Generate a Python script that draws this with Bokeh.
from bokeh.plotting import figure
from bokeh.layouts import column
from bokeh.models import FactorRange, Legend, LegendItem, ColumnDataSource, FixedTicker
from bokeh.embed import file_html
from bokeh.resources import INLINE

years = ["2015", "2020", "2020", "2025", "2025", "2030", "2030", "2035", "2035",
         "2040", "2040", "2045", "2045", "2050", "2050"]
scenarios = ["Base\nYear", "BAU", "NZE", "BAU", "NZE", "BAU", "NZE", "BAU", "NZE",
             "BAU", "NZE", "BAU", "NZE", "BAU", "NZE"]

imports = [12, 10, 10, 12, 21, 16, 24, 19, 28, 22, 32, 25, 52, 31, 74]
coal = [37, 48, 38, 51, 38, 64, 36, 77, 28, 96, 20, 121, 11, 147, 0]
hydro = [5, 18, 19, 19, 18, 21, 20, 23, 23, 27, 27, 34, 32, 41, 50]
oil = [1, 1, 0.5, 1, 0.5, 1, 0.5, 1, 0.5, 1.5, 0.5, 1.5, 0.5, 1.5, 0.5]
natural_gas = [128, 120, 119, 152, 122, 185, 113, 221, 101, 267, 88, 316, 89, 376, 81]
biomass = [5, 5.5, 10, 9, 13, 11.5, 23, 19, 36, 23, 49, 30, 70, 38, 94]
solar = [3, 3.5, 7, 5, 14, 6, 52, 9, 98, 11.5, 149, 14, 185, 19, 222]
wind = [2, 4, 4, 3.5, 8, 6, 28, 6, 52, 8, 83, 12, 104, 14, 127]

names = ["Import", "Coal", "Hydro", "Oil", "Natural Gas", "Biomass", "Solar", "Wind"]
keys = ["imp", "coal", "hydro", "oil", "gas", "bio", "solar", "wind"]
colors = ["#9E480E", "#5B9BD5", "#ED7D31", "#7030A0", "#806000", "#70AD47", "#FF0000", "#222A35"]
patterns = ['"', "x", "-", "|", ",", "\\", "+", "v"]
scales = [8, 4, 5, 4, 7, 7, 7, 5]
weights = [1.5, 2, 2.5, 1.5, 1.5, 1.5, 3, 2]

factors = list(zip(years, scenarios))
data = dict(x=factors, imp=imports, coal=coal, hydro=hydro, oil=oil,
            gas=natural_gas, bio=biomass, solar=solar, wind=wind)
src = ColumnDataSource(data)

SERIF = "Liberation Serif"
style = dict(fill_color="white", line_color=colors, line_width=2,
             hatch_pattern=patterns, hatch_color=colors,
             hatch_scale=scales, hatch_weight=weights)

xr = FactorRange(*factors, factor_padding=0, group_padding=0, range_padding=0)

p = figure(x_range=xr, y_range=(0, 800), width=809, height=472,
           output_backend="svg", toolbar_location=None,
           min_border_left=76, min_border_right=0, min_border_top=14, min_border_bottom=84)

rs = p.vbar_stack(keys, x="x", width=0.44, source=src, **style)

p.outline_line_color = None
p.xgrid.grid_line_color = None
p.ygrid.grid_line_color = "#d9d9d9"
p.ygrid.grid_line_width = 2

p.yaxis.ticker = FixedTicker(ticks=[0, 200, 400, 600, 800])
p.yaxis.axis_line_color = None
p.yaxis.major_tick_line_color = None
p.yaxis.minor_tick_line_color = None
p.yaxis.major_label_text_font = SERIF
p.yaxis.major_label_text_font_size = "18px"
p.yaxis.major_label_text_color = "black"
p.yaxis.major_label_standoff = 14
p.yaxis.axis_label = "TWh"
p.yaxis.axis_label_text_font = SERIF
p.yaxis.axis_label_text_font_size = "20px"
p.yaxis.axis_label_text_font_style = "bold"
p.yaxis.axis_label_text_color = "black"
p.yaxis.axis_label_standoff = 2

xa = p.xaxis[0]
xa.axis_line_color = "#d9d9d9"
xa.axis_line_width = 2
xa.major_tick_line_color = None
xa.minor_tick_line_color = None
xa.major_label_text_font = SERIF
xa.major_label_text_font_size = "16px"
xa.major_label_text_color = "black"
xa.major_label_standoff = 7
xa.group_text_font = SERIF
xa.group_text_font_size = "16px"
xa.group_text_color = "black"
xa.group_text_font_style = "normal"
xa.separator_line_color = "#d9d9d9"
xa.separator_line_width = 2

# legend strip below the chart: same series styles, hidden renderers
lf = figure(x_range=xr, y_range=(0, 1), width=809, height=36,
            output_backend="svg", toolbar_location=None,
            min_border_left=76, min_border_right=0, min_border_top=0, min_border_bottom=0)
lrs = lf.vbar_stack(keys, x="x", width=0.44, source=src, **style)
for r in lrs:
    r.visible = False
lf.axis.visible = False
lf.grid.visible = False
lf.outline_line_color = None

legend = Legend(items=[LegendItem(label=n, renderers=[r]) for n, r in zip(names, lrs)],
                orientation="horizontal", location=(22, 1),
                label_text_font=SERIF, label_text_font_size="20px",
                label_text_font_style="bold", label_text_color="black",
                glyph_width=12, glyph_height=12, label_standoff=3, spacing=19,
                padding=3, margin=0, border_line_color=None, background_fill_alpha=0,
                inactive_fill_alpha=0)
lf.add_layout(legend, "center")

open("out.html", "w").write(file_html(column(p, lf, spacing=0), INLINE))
------------------------------------------------------------------------
> _EXERCISE DIRECTIONS_: Please give an exact restatement of only the lines from the beginning of the material above to the line with "from bokeh.resources import INLINE", inclusive.

> _ANSWER TO THE EXERCISE_:
Generate a Python script that draws this with Bokeh.
from bokeh.plotting import figure
from bokeh.layouts import column
from bokeh.models import FactorRange, Legend, LegendItem, ColumnDataSource, FixedTicker
from bokeh.embed import file_html
from bokeh.resources import INLINE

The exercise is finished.